"Negara ini tidak akan pernah kehabisan sosok pemimpin jika anak mudanya masih suka naik gunung..." (Pratama,2010)
Perkataan seorang teman yang merupakan sebuah feedback dari status di facebook-ku kembali terngiang malam ini. teringat kembali diklat yang saya ikuti beberapa waktu yang lalu yang cukup berkorelas dengan kata-katanya.
Naik gunung, merupakan salah satu kegiatan yang sangat menantang, walaupun hanya pernah merasakan beberapa kali naik gunung di waktu muda dulu, namun menurut saya, kegiatan ini dapat berguna untuk mengolah jiwa serta raga. bagaimana tidak, persiapan fisik dan juga mental dibutuhkan ketika kita akan melakukan kegiatan ini, karena tentunya medan yang akan dilewati tidak akan semudah sekedar jalan-jalan biasa di perkotaan ataupun sekedar mengelilingi kebun teh.

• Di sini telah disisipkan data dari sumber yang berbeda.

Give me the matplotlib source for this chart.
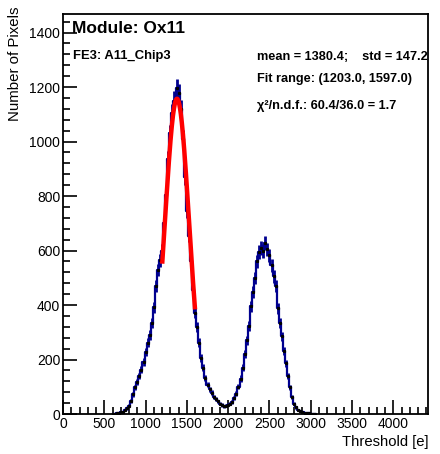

ketika naik gunung, kita akan dihadapkan pada suatu keadaan dimana jalan yang terbentang akan menanjak sangat curam, licin, berbatu atau bahkan ada kalanya kita harus membuat jalan sendiri saat pepohonan semakin rapat di depan. jatuh terpeleset ataupun lecet karena terkena batu atau ranting merupakan hal yang biasa ketika melakukan kegiatan ini. seringkali memang terasa sangat melelahkan, namun itu semua harus dijalani dengan pantang menyerah dan juga pikiran yang jernih untuk dapat sampai di puncak. itulah mengapa saya juga menyebutnya sebagai olah jiwa.
masih tetap seputar naik gunung, beberapa tahun yang lalu, seorang kakak tingkat saya di organisasi yang saya tekuni sekarang pernah mengemukanan sebuah teori kepemimpinan yang ditulis oleh Paul G Stoltz, PhD dalam salah satu bukunya. menurutnya, ada tiga jenis pendaki. yaitu:
1. Quitters
orang yang ada di dalam klasifikasi ini merupakan orang-orang yang cenderung menghindari masalah, mereka akan lebih memilih untuk menyerah ketika melihat medan pendakian yang sulit.
2. Campers
orang yang ada di klasifikasi ini merupakan orang-orang yang cenderung berhenti di tengah jalan pendakian ketika mendapatkan posisi nyaman. orang-orang ini cenderung mudah puas dengan apa yang didapatkan sehingga enggan untuk mendaki lebih jauh karena jalan dan tantangannya cukup tinggi dan enggan pula untuk turun karena tidak ingin mengulang perjalanan dari awal.
3. Climbers
orang yang ada pada klasifikasi ini cenderung gigih dan pantang menyerah sebelum berada di puncak, mereka akan terus berusaha apapun rintangan dan tantangannya untuk mencapai puncak karena mereka adalah pendaki sejati.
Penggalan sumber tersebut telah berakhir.